Like the classic Italian, Spanish, and Latin American gothics here too religion (Orthodox Christianity) is an integral part of the proceedings and there’s no shortage of religious iconography. Vurdalaki is pretty secular for the most part and initially introduces Father Lavr as a cynical clergyman wary of government interference. The aide Paramon is in the midst of a crisis of faith and completely useless for most of the first two acts. The three-man team of Andrej, Paramon, and Father Lavr and with Milena acting as the sacrificial virgin Vurdalaki at times feels like a Slavic riff on The Day Of the Beast (1995).
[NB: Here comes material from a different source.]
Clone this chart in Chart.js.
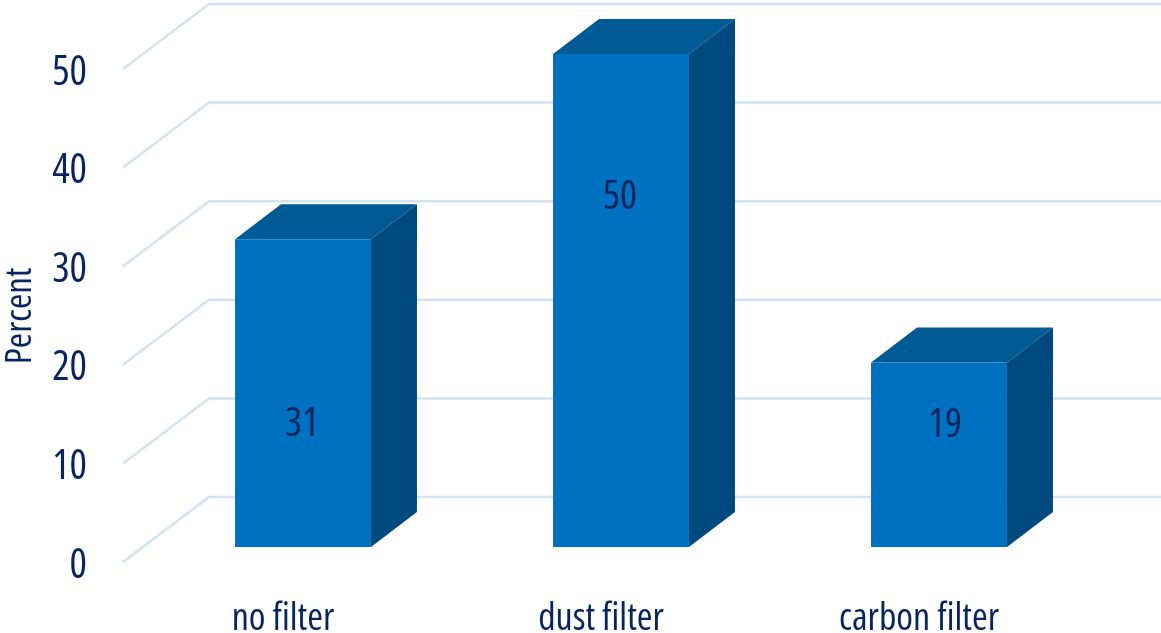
<!DOCTYPE html>
<html>
<head>
<meta charset="utf-8">
<title>Filter comparison</title>
<script src="https://cdn.jsdelivr.net/npm/chart.js@4/dist/chart.umd.min.js"></script>
<style>
  html, body { margin: 0; padding: 0; background: #fff; }
  #wrap { width: 1161px; height: 633px; }
</style>
</head>
<body>
<div id="wrap"><canvas id="chart"></canvas></div>
<script>
const categories = ["no filter", "dust filter", "carbon filter"];
// bar heights, the printed numbers are a bit rounder
const barValues = [31.2, 50, 18.7];
const valueLabels = ["31", "50", "19"];
const yTicks = [0, 10, 20, 30, 40, 50];
const axisTitle = "Percent";

const textColor = "#07255f";
const fontFamily = "'Open Sans', sans-serif";
// chart.js rejects this as a style but writes weight straight into the font string
const narrow = "extra-condensed";

// draws the wall and floor lines, plus the top and side faces of the bars
const box3d = {
  id: "box3d",
  beforeDatasetsDraw(chart) {
    const { ctx, scales } = chart;
    ctx.save();
    ctx.strokeStyle = "#d2e4f2";
    ctx.lineWidth = 2.5;
    yTicks.forEach((v) => {
      const y = scales.y.getPixelForValue(v);
      ctx.beginPath();
      ctx.moveTo(123, y + 15);
      ctx.lineTo(209, y - 50);
      ctx.lineTo(chart.width, y - 50);
      ctx.stroke();
    });
    ctx.restore();

    const dx = 46, dy = 35;
    chart.getDatasetMeta(0).data.forEach((bar) => {
      const left = bar.x - bar.width / 2;
      const right = bar.x + bar.width / 2;
      ctx.save();
      ctx.fillStyle = "#005a94";
      ctx.beginPath();
      ctx.moveTo(left, bar.y);
      ctx.lineTo(left + dx, bar.y - dy);
      ctx.lineTo(right + dx, bar.y - dy);
      ctx.lineTo(right, bar.y);
      ctx.closePath();
      ctx.fill();
      ctx.fillStyle = "#004a7f";
      ctx.beginPath();
      ctx.moveTo(right, bar.y);
      ctx.lineTo(right + dx, bar.y - dy);
      ctx.lineTo(right + dx, bar.base - dy);
      ctx.lineTo(right, bar.base);
      ctx.closePath();
      ctx.fill();
      ctx.restore();
    });
  },
  afterDatasetsDraw(chart) {
    const { ctx, scales } = chart;
    // the labels sit at odd spots inside the bars in the original
    const labelAt = [12.4, 35.4, 12.3];
    const labelShift = [-1, -1, 6];
    ctx.save();
    ctx.fillStyle = textColor;
    ctx.font = narrow + " 40px " + fontFamily;
    ctx.textAlign = "center";
    ctx.textBaseline = "middle";
    chart.getDatasetMeta(0).data.forEach((bar, i) => {
      ctx.fillText(valueLabels[i], bar.x + labelShift[i], scales.y.getPixelForValue(labelAt[i]));
    });
    // axis title sits lower than the scale title option would put it
    ctx.font = narrow + " 37px " + fontFamily;
    ctx.translate(20, 316);
    ctx.rotate(-Math.PI / 2);
    ctx.fillText(axisTitle, 0, 0);
    ctx.restore();
  },
};

new Chart(document.getElementById("chart"), {
  type: "bar",
  data: {
    labels: categories,
    datasets: [{
      data: barValues,
      backgroundColor: "#0070c0",
      barPercentage: 0.855,
      categoryPercentage: 0.5,
    }],
  },
  options: {
    responsive: true,
    maintainAspectRatio: false,
    animation: false,
    layout: { padding: { top: 54, right: 63, left: 0, bottom: 0 } },
    plugins: { legend: { display: false }, tooltip: { enabled: false } },
    scales: {
      x: {
        grid: { display: false },
        border: { display: false },
        afterFit(axis) { axis.height = 86; },
        ticks: {
          color: textColor,
          padding: 41,
          labelOffset: -20,
          font: { weight: narrow, family: fontFamily, size: 38 },
          maxRotation: 0,
        },
      },
      y: {
        min: 0,
        max: 50,
        afterBuildTicks(axis) { axis.ticks = yTicks.map((v) => ({ value: v })); },
        afterFit(axis) {
          axis.width = 144;
          axis.paddingTop = 0;
          axis.paddingBottom = 0;
        },
        grid: { display: false },
        border: { display: false },
        ticks: {
          color: textColor,
          padding: 49,
          labelOffset: 19,
          font: { weight: narrow, family: fontFamily, size: 41 },
        },
      },
    },
  },
  plugins: [box3d],
});
</script>
</body>
</html>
Even moreso when Lavr starts reciting Revelation 21:1 during the wurdulak raid on the farming hamlet and the monastery. And just like in that movie Paramon regains his faith after the shared experience of warding off the undead horror.
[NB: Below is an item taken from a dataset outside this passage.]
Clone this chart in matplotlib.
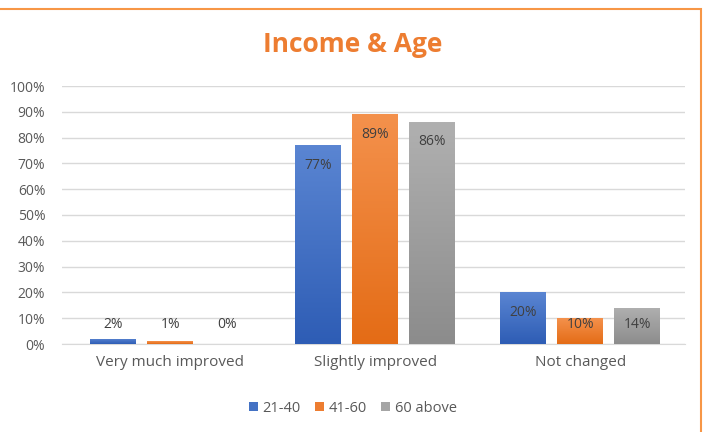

Anybody weaned on, or familiar with, vintage gothic horror will recognize a few classic scenes. Vitold Bishteffi’s resurrection is lifted straight out of Bram Stoker’s Dracula novel. Just like Hélène Rémy in The Vampire and the Ballerina (1960), Lyla Rocco in The Playgirls and the Vampire (1960), and Barbara Hawards in The Monster Of the Opera (1964) Milena too hears the voice of blood, although she can’t immediately place it. Bishteffi performs a rite just like in Terror In the Crypt (1964) or Twins Of Evil (1971) – and like Damien Thomas in that Hammer classic he’s far from an imposing vampire lord. The vampires in the dungeon is something straight out of The Monster Of the Opera (1960). Even though Vurdalaki adheres by much of the classic tropes, it couldn’t be much more of an antithesis of what the genre used to thrive on several decades ago. This largely stems from this being a Russian production, and Russia (although constitutionally secular) is staunchly and devoutly Orthodox. Vurdalaki is filled to the brim with religious iconography and leans heavily on the religious aspect.
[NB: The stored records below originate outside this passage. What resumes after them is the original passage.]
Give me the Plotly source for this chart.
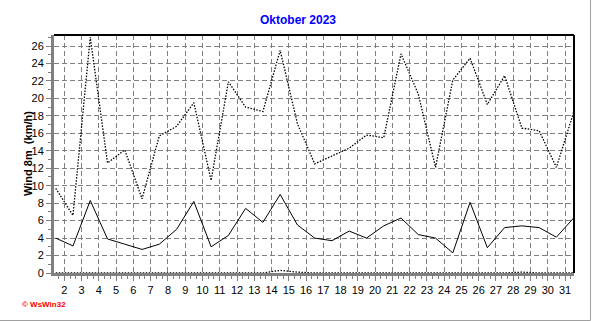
import plotly.graph_objects as go

days = list(range(1, 32))
mean_wind = [4.0, 3.1, 8.3, 3.9, 3.3, 2.7, 3.3, 5.0, 8.2, 3.0, 4.3, 7.4, 5.8, 9.0, 5.5, 4.0,
             3.7, 4.8, 4.0, 5.4, 6.3, 4.4, 4.0, 2.3, 8.1, 2.9, 5.2, 5.4, 5.2, 4.1, 6.3]
gust_wind = [9.7, 6.6, 27.0, 12.6, 14.1, 8.5, 15.7, 16.8, 19.5, 10.6, 21.9, 19.0, 18.5, 25.5, 17.1, 12.5,
             13.4, 14.3, 15.8, 15.5, 25.1, 20.5, 12.1, 22.1, 24.6, 19.3, 22.6, 16.6, 16.3, 12.1, 18.4]
min_wind = [0, 0, 0, 0, 0, 0, 0, 0, 0, 0, 0, 0, 0, 0.3, 0.1, 0,
            0, 0, 0, 0, 0, 0, 0, 0, 0, 0, 0, 0.1, 0, 0, 0]
x_ticks = list(range(2, 32))
y_ticks = list(range(0, 27, 2))

xs = [d + 0.5 for d in days]

fig = go.Figure()
fig.add_trace(go.Scatter(x=xs, y=min_wind, mode="lines",
                         line=dict(color="black", width=1.3, dash="1.5px,1.5px"), showlegend=False))
fig.add_trace(go.Scatter(x=xs, y=gust_wind, mode="lines",
                         line=dict(color="black", width=1.3, dash="1.5px,1.5px"), showlegend=False))
fig.add_trace(go.Scatter(x=xs, y=mean_wind, mode="lines",
                         line=dict(color="black", width=1), showlegend=False))

L, R, T, B = 54, 18, 35, 48
W, H = 592, 321
pw = W - L - R
ph = H - T - B

fig.update_layout(
    width=W, height=H,
    margin=dict(l=L, r=R, t=T, b=B),
    paper_bgcolor="white", plot_bgcolor="white",
    font=dict(family="Liberation Sans, Arial, sans-serif", size=11, color="black"),
    title=dict(text="<b>Oktober 2023</b>", x=298 / W, xref="container", xanchor="center",
               y=1 - 20 / H, yref="container", yanchor="middle",
               font=dict(color="#0000ff", size=12, family="Liberation Sans, Arial, sans-serif")),
    xaxis=dict(range=[1.4, 31.52], tickmode="array", tickvals=x_ticks, ticktext=[str(v) for v in x_ticks],
               showgrid=True, gridcolor="#808080", gridwidth=1, griddash="5px,3px",
               showline=True, linecolor="#808080", linewidth=3,
               ticks="outside", ticklen=5, tickcolor="#808080", tickwidth=1,
               minor=dict(dtick=1 / 3, tick0=0, ticks="outside", ticklen=3, tickcolor="#808080", showgrid=False),
               zeroline=False, fixedrange=True),
    yaxis=dict(range=[0, 27.26], tickmode="array", tickvals=y_ticks, ticktext=[str(v) for v in y_ticks],
               showgrid=True, gridcolor="#808080", gridwidth=1, griddash="5px,3px",
               showline=True, linecolor="#808080", linewidth=3,
               ticks="outside", ticklen=5, tickcolor="#808080", tickwidth=1,
               minor=dict(dtick=1, tick0=0, ticks="outside", ticklen=3, tickcolor="#808080", showgrid=False),
               zeroline=False, fixedrange=True),
    shapes=[
        dict(type="line", xref="paper", yref="paper", x0=0, x1=1, y0=1, y1=1,
             line=dict(color="black", width=2)),
        dict(type="line", xref="paper", yref="paper", x0=1, x1=1, y0=0, y1=1,
             line=dict(color="black", width=2)),
        dict(type="line", xref="paper", yref="paper",
             x0=(590.5 - L) / pw, x1=(590.5 - L) / pw, y0=(H - T) / ph, y1=-(320.5 - (H - B)) / ph,
             line=dict(color="#a0a0a0", width=1)),
        dict(type="line", xref="paper", yref="paper",
             x0=-L / pw, x1=(590.5 - L) / pw, y0=-(320.5 - (H - B)) / ph, y1=-(320.5 - (H - B)) / ph,
             line=dict(color="#a0a0a0", width=1)),
    ],
    annotations=[
        dict(text="<b>Wind 8m  (km/h)</b>", textangle=-90, xref="paper", yref="paper",
             x=(28 - L) / pw, y=0.5, xanchor="center", yanchor="middle", showarrow=False,
             font=dict(size=11, color="black", family="Liberation Sans, Arial, sans-serif")),
        dict(text="<b>© WsWin32</b>", xref="paper", yref="paper",
             x=(20 - L) / pw, y=-(304.5 - (H - B)) / ph, xanchor="left", yanchor="middle", showarrow=False,
             font=dict(size=8, color="#ff0000", family="Liberation Sans, Arial, sans-serif")),
    ],
)

fig.write_html("out.html", config={"displayModeBar": False})
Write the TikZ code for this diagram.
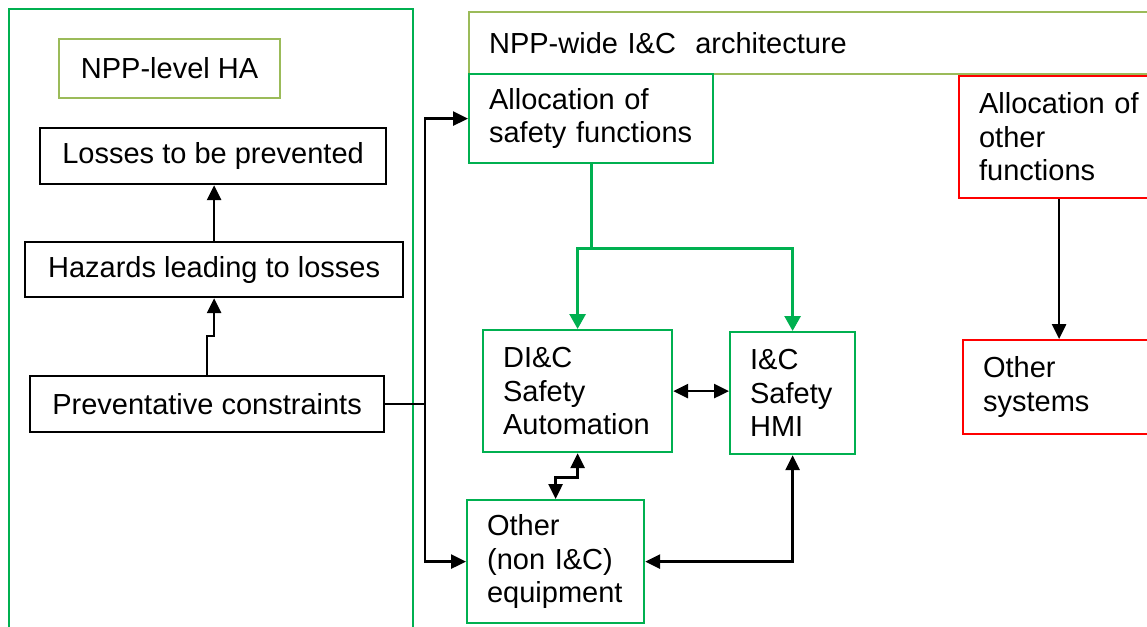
\documentclass[tikz,border=0pt]{standalone}
\usepackage{fontspec}
\setmainfont{Liberation Sans}
\usetikzlibrary{arrows.meta,calc}
\definecolor{boxgreen}{RGB}{0,176,80}
\definecolor{olive}{RGB}{155,187,89}
\definecolor{boxred}{RGB}{255,0,0}
\tikzset{
  every node/.style={font=\fontsize{29}{33.5}\selectfont},
  box/.style={draw, rectangle, line width=2.2pt, inner ysep=0pt, anchor=north west},
  cbox/.style={box, align=center, inner xsep=0pt},
  lbox/.style={box, align=left, inner xsep=20pt},
  blackbox/.style={cbox, draw=black},
  olivebox/.style={cbox, draw=olive},
  greenbox/.style={lbox, draw=boxgreen},
  redbox/.style={lbox, draw=boxred},
  arr/.style={line width=2.6pt, -{Triangle[length=15pt,width=14pt]}},
  darr/.style={line width=2.6pt, {Triangle[length=15pt,width=14pt]}-{Triangle[length=15pt,width=14pt]}},
  gline/.style={draw=boxgreen, line width=2.8pt},
  garr/.style={gline, -{Triangle[length=15pt,width=16pt]}, boxgreen},
}
\begin{document}
\begin{tikzpicture}[x=1pt,y=-1pt]
\useasboundingbox (0,0) rectangle (1147,626);
\begin{scope}
\clip (0,0) rectangle (1147,626);

% hazard analysis frame
\draw[boxgreen, line width=2pt] (9,9) rectangle (413,645);
\node[olivebox, minimum width=221pt, minimum height=59pt] (ha) at (58,38) {NPP-level HA};
\node[blackbox, minimum width=346pt, minimum height=56pt] (loss) at (39,127) {Losses to be prevented};
\node[blackbox, minimum width=378pt, minimum height=55pt] (haz) at (24,241) {Hazards leading to losses};
\node[blackbox, minimum width=354pt, minimum height=56pt] (prev) at (29,375) {Preventative constraints};

% architecture frame
\node[box, draw=olive, minimum width=700pt, minimum height=62pt, inner xsep=20pt,
      text width=660pt, align=left] (arch) at (468,11) {NPP-wide I\&C\ \ architecture};

\node[greenbox, minimum width=244pt, minimum height=89pt, text width=204pt] (asf) at (468,73)
  {\mbox{Allocation of}\\\mbox{safety functions}};
\node[greenbox, minimum width=189pt, minimum height=122pt, text width=149pt] (dic) at (482,329)
  {DI\&C\\Safety\\\mbox{Automation}};
\node[greenbox, minimum width=125pt, minimum height=122pt, text width=85pt] (hmi) at (729,331)
  {I\&C\\Safety\\HMI};
\node[greenbox, minimum width=177pt, minimum height=123pt, text width=137pt] (oth) at (466,499)
  {Other\\\mbox{(non I\&C)}\\\mbox{equipment}};
\node[redbox, minimum width=200pt, minimum height=122pt, text width=160pt] (aof) at (958,75)
  {\mbox{Allocation of}\\other\\functions};
\node[redbox, minimum width=192pt, minimum height=94pt, text width=152pt] (osys) at (962,339)
  {Other\\systems};

% connectors
\coordinate (jx) at (425,0);
\coordinate (gsplit) at ($(asf.south)+(0.5,84)$);
\draw[arr] (prev.north) -- ++(0,-39) -| (haz.south);
\draw[arr] (haz.north) -- (haz.north |- loss.south);
\draw[line width=2.6pt] (prev.east) -- (prev.east -| jx);
\draw[arr] (prev.east -| jx) |- (asf.west);
\draw[arr] (prev.east -| jx) |- (oth.west);
\draw[gline] (asf.south -| gsplit) -- (gsplit);
\draw[garr] (gsplit) -| (dic.north);
\draw[garr] (gsplit) -| (hmi.north);
\draw[darr] (dic.east) -- (dic.east -| hmi.west);
\draw[darr] (dic.south) -- ++(0,24) -| (oth.north);
\draw[darr] (hmi.south) |- (oth.east);
\draw[arr] (aof.south) -- (osys.north);
\end{scope}
\end{tikzpicture}
\end{document}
The reason to see Vurdalaki is model Aglaya Shilovskaya. Back home in Russia Shilovskaya is a television personality and singer. She had a spread in Maxim Russia (January, 2017) and presented the sixth season of The Voice Kids in 2019. The closest comparison we can think of is probably Nicola Posener. Director of photography Andrey Gurkin manages to capture Shilovskaya from various flattering angles, but those hoping Vurdalaki would get some bare flesh and bounce out of Shilovskaya will be sorely disappointed. She gets exactly one semi-revealing scene during the bathing in the lake, but that’s as far as it goes. On the whole Vurdalaki tends to gravitate more towards a bog-standard action movie than a straight-up horror. Arrowstorm’s five-part Mythica (2014-2016) saga amped up the horror more than Vurdalaki ever does. And that’s a sad thing because this could have been an excellent throwback to the horrors of yore. Instead director Sergey Ginzburg keeps everything respectable and modest at all times. The Love Witch (2016) oozed sensuality from every pore. Dead Man Tells His Own Tale (2016) was tenser. This is about the farthest from Blood Of the Virgins (1967), Black Magic Rites (1973), The Dracula Saga (1973), and Nude For Satan (1974) as you can possibly get.

As is pretty much the standard these days and no matter how much we might hate it digital effects are the order of the day – and Vurdalaki, sadly, is no different. Everybody is impeccably clean for the times too, and not a single soul has a speckle of dirt on them despite this being primarily set in a farming hamlet. On the plus side, the action direction, cinematography, and choreography is better than it has any reason to be. The scimitar duel between Andrej and Turok especially is a fine piece of action filmmaking, moreso because Ginzburg refrains from using the maligned shaky-cam and the editing is not nearly as frantic as is the norm these days. It would probably have benefitted from old-fashioned practical effects, and tends to etch closer to Underworld (2003) and Van Helsing (2004). This is a far-cry from Bram Stoker’s Dracula (1992) or any of the Latin American and Mediterranean European vampire flicks that inspired it. Which is really an elaborate way of saying that Vurdalaki is a vampire movie without any bite. If this is in any way representative for the general state of Russian horror, it looks like you’re not missing much of anything.